# Good scrollsawn puzzle video



## JustJoe (Oct 26, 2012)

This is a video about cutting out scrollsawn puzzles.

It's long (1:41) but you can skip around until you find something interesting, and the actors are definitely amateurs, and I'm pretty sure the sound guy and the cameraman were hired from the junior high's AV club, but if you can get past that you will find that the info is excellent.

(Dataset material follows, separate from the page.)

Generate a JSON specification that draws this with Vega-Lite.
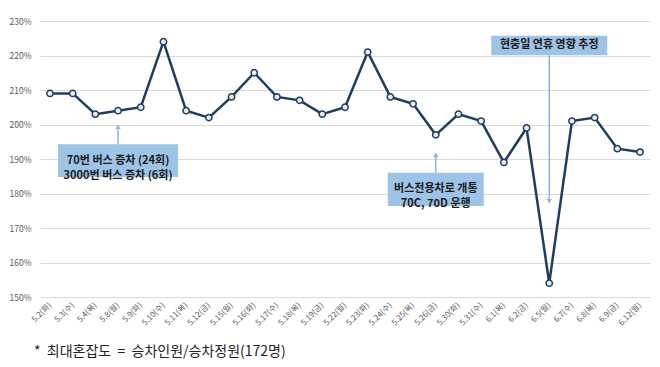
{
  "$schema": "https://vega.github.io/schema/vega-lite/v6.json",
  "width": 610,
  "height": 276,
  "autosize": {"type": "none"},
  "padding": {"left": 40, "top": 21, "right": 10, "bottom": 70},
  "background": "white",
  "config": {"view": {"stroke": null}, "font": "Noto Sans CJK KR"},
  "title": {"text": "*\u00a0\u00a0최대혼잡도\u00a0\u00a0=\u00a0\u00a0승차인원/승차정원(172명)", "orient": "bottom", "anchor": "start", "frame": "group", "dx": -6, "offset": 18, "fontSize": 14, "fontWeight": "normal", "color": "#222222", "font": "Noto Sans CJK KR"},
  "datasets": {
    "main": [
      {"date": "5.2(화)", "v": 209}, {"date": "5.3(수)", "v": 209}, {"date": "5.4(목)", "v": 203},
      {"date": "5.8(월)", "v": 204}, {"date": "5.9(화)", "v": 205}, {"date": "5.10(수)", "v": 224},
      {"date": "5.11(목)", "v": 204}, {"date": "5.12(금)", "v": 202}, {"date": "5.15(월)", "v": 208},
      {"date": "5.16(화)", "v": 215}, {"date": "5.17(수)", "v": 208}, {"date": "5.18(목)", "v": 207},
      {"date": "5.19(금)", "v": 203}, {"date": "5.22(월)", "v": 205}, {"date": "5.23(화)", "v": 221},
      {"date": "5.24(수)", "v": 208}, {"date": "5.25(목)", "v": 206}, {"date": "5.26(금)", "v": 197},
      {"date": "5.30(화)", "v": 203}, {"date": "5.31(수)", "v": 201}, {"date": "6.1(목)", "v": 189},
      {"date": "6.2(금)", "v": 199}, {"date": "6.5(월)", "v": 154}, {"date": "6.7(수)", "v": 201},
      {"date": "6.8(목)", "v": 202}, {"date": "6.9(금)", "v": 193}, {"date": "6.12(월)", "v": 192}
    ],
    "arrows": [
      {"date": "5.8(월)", "from": 194.3, "to": 198.5, "head": 199.3, "dir": "up"},
      {"date": "5.26(금)", "from": 186, "to": 190.5, "head": 191.2, "dir": "up"},
      {"date": "6.5(월)", "from": 220.1, "to": 178.6, "head": 177.8, "dir": "down"}
    ]
  },
  "encoding": {
    "x": {
      "field": "date", "type": "ordinal", "sort": null,
      "scale": {"type": "point", "padding": 0.44},
      "axis": {"title": null, "labelAngle": -45, "labelAlign": "right", "labelBaseline": "middle", "labelFontSize": 8, "labelColor": "#595959", "ticks": false, "domain": false, "grid": false, "labelPadding": 7}
    }
  },
  "layer": [
    {
      "data": {"name": "main"},
      "mark": {"type": "line", "color": "#1f3d60", "strokeWidth": 2.5},
      "encoding": {
        "y": {"field": "v", "type": "quantitative", "scale": {"domain": [150, 230]},
          "axis": {"title": null, "values": [150, 160, 170, 180, 190, 200, 210, 220, 230], "labelOverlap": false, "labelExpr": "datum.value + '%'", "labelFontSize": 8.5, "labelColor": "#595959", "ticks": false, "domain": false, "gridColor": "#d9d9d9", "gridWidth": 1, "labelPadding": 9}}
      }
    },
    {
      "data": {"name": "arrows"},
      "mark": {"type": "rule", "color": "#8db3d9", "strokeWidth": 1.5},
      "encoding": {"y": {"field": "from", "type": "quantitative",
          "axis": {"title": null, "values": [150, 160, 170, 180, 190, 200, 210, 220, 230], "labelOverlap": false, "labelExpr": "datum.value + '%'", "labelFontSize": 8.5, "labelColor": "#595959", "ticks": false, "domain": false, "gridColor": "#d9d9d9", "gridWidth": 1, "labelPadding": 9}}, "y2": {"field": "to"}}
    },
    {
      "data": {"name": "arrows"},
      "mark": {"type": "point", "filled": true, "color": "#8db3d9", "size": 28, "opacity": 1},
      "encoding": {
        "y": {"field": "head", "type": "quantitative",
          "axis": {"title": null, "values": [150, 160, 170, 180, 190, 200, 210, 220, 230], "labelOverlap": false, "labelExpr": "datum.value + '%'", "labelFontSize": 8.5, "labelColor": "#595959", "ticks": false, "domain": false, "gridColor": "#d9d9d9", "gridWidth": 1, "labelPadding": 9}},
        "shape": {"field": "dir", "type": "nominal", "scale": {"domain": ["up", "down"], "range": ["triangle-up", "triangle-down"]}, "legend": null}
      }
    },
    {
      "data": {"values": [{"date": "5.8(월)", "top": 194.3, "bottom": 184.8}]},
      "mark": {"type": "bar", "width": 120, "color": "#9dc3e6"},
      "encoding": {"y": {"field": "top", "type": "quantitative",
          "axis": {"title": null, "values": [150, 160, 170, 180, 190, 200, 210, 220, 230], "labelOverlap": false, "labelExpr": "datum.value + '%'", "labelFontSize": 8.5, "labelColor": "#595959", "ticks": false, "domain": false, "gridColor": "#d9d9d9", "gridWidth": 1, "labelPadding": 9}}, "y2": {"field": "bottom"}}
    },
    {
      "data": {"values": [{"date": "5.26(금)", "top": 186, "bottom": 176.4}]},
      "mark": {"type": "bar", "width": 96, "color": "#9dc3e6"},
      "encoding": {"y": {"field": "top", "type": "quantitative",
          "axis": {"title": null, "values": [150, 160, 170, 180, 190, 200, 210, 220, 230], "labelOverlap": false, "labelExpr": "datum.value + '%'", "labelFontSize": 8.5, "labelColor": "#595959", "ticks": false, "domain": false, "gridColor": "#d9d9d9", "gridWidth": 1, "labelPadding": 9}}, "y2": {"field": "bottom"}}
    },
    {
      "data": {"values": [{"date": "6.5(월)", "top": 225.7, "bottom": 220.1}]},
      "mark": {"type": "bar", "width": 116, "color": "#9dc3e6"},
      "encoding": {"y": {"field": "top", "type": "quantitative",
          "axis": {"title": null, "values": [150, 160, 170, 180, 190, 200, 210, 220, 230], "labelOverlap": false, "labelExpr": "datum.value + '%'", "labelFontSize": 8.5, "labelColor": "#595959", "ticks": false, "domain": false, "gridColor": "#d9d9d9", "gridWidth": 1, "labelPadding": 9}}, "y2": {"field": "bottom"}}
    },
    {
      "data": {"values": [
        {"date": "5.8(월)", "y": 189.5, "label": ["70번 버스 증차 (24회)", "3000번 버스 증차 (6회)"]},
        {"date": "5.26(금)", "y": 181.2, "label": ["버스전용차로 개통", "70C, 70D 운행"]},
        {"date": "6.5(월)", "y": 222.9, "label": "현충일 연휴 영향 추정"}
      ]},
      "mark": {"type": "text", "fontSize": 11, "fontWeight": "bold", "color": "#1a1a1a", "lineHeight": 15, "baseline": "middle", "align": "center"},
      "encoding": {"y": {"field": "y", "type": "quantitative",
          "axis": {"title": null, "values": [150, 160, 170, 180, 190, 200, 210, 220, 230], "labelOverlap": false, "labelExpr": "datum.value + '%'", "labelFontSize": 8.5, "labelColor": "#595959", "ticks": false, "domain": false, "gridColor": "#d9d9d9", "gridWidth": 1, "labelPadding": 9}}, "text": {"field": "label"}}
    },
    {
      "data": {"name": "main"},
      "mark": {"type": "point", "filled": true, "fill": "#e9edf2", "stroke": "#1f3d60", "strokeWidth": 1.5, "size": 40, "opacity": 1},
      "encoding": {"y": {"field": "v", "type": "quantitative",
          "axis": {"title": null, "values": [150, 160, 170, 180, 190, 200, 210, 220, 230], "labelOverlap": false, "labelExpr": "datum.value + '%'", "labelFontSize": 8.5, "labelColor": "#595959", "ticks": false, "domain": false, "gridColor": "#d9d9d9", "gridWidth": 1, "labelPadding": 9}}}
    }
  ]
}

It is a bunch of scrollsawers who made puzzles (shown and described at the beginning) and they each get up and demonstrate the techniques they used. At the 35 minute mark a guy gets up and free-hands a perfect looking jigsaw puzzle at warp speed which I thought was pretty cool.


----------



## distrbd (Sep 14, 2011)

I watched the parts I was interested in but couldn't sit through the whole thing.
you are right about the sound guy/camera man,Gwinnett Woodworkers make very informative videos if you can look past their amateurish editing/sound/camera abilities,you also have to be really patient or keep clicking forward to get to the meat and potatoes of the video.
Vinnie linked their scroll saw maintenance video recently and that was probably done with the same camera /sound/AV experts as the above:


----------



## JustJoe (Oct 26, 2012)

Thanks, that one is actually a little easier to watch.


----------



## vinnie (Feb 13, 2009)

JustJoe, Do you make jigsaw puzzles?


----------



## JustJoe (Oct 26, 2012)

Not yet, I just got a scrollsaw last month and am still learning the basics.


----------



## mtenterprises (Jan 10, 2011)

Actually I thought the video was quite interesting despite the quality. I picked up several good tips especially the last one on getting your table to 90 deg.
MIKE


----------



## vinnie (Feb 13, 2009)

justJoe..What make scroll saw do you have?


----------